Expanding Crypto's Role in Derivatives
The new CFTC directives clarify the conditions under which Futures Commission Merchants (FCMs) and clearinghouses can accept specific crypto assets as collateral. Eligible assets, including Bitcoin, Ethereum, and payment stablecoins, can now secure trading positions or cover account deficits in futures, foreign futures, and cleared swaps accounts. This development provides much-needed regulatory clarity, allowing a measured expansion of digital assets into established financial systems. However, it notably prohibits their use for uncleared swaps, underscoring a deliberate, risk-aware approach.
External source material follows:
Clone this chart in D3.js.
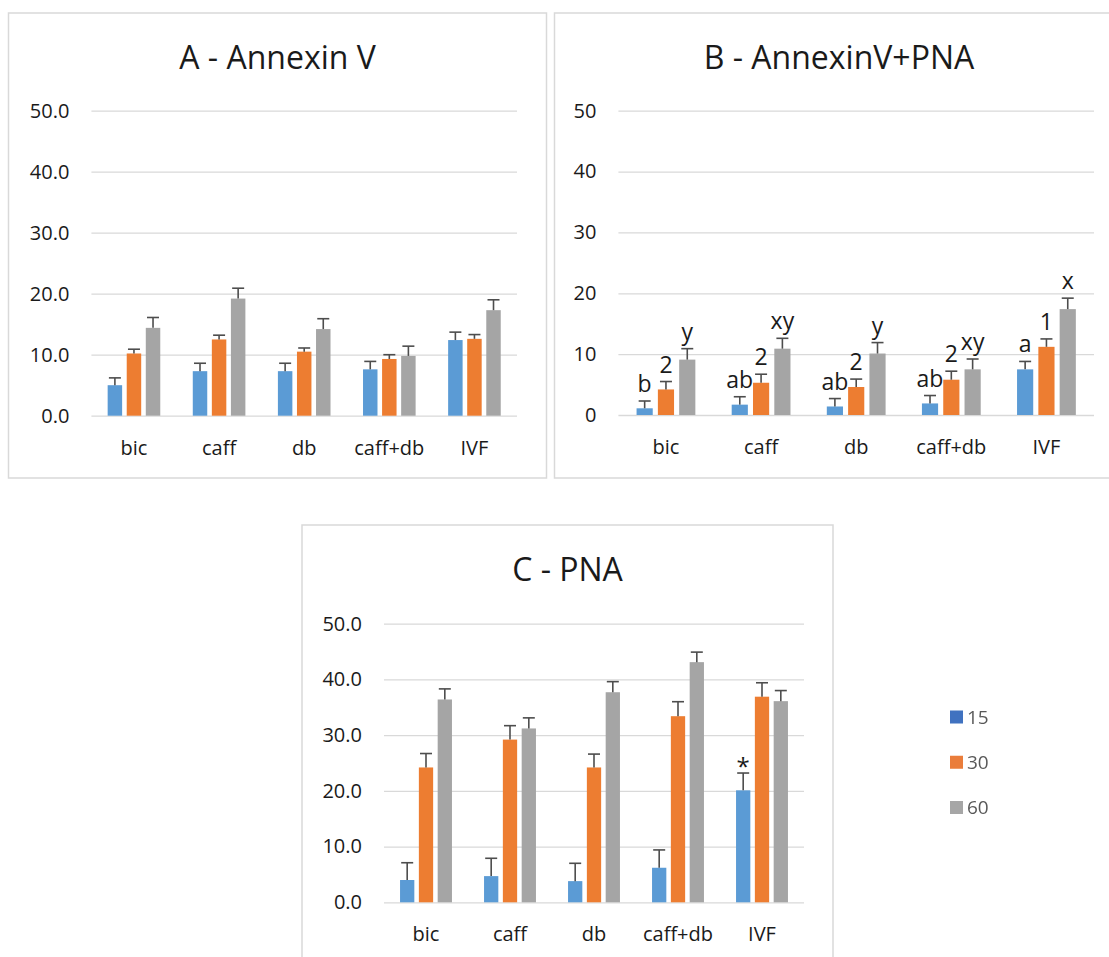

Differentiated Treatment and Robust Safeguards
The guidance introduces a nuanced framework that distinguishes between volatile crypto assets and payment stablecoins, affording the latter preferential treatment. Stablecoins benefit from lower capital charges and are permitted to be deposited by FCMs as residual interest, reflecting their perceived stability and a regulatory view closer to traditional cash equivalents. To mitigate inherent risks, the CFTC mandates "haircuts" on crypto collateral. Bitcoin and Ethereum face higher capital charges due to their volatility, mirroring established risk frameworks. Furthermore, a controlled rollout ensures operational integrity, requiring FCMs to notify the CFTC and adhere to enhanced reporting for an initial three-month period. During this phase, acceptance is initially limited to specified assets before potential future expansion.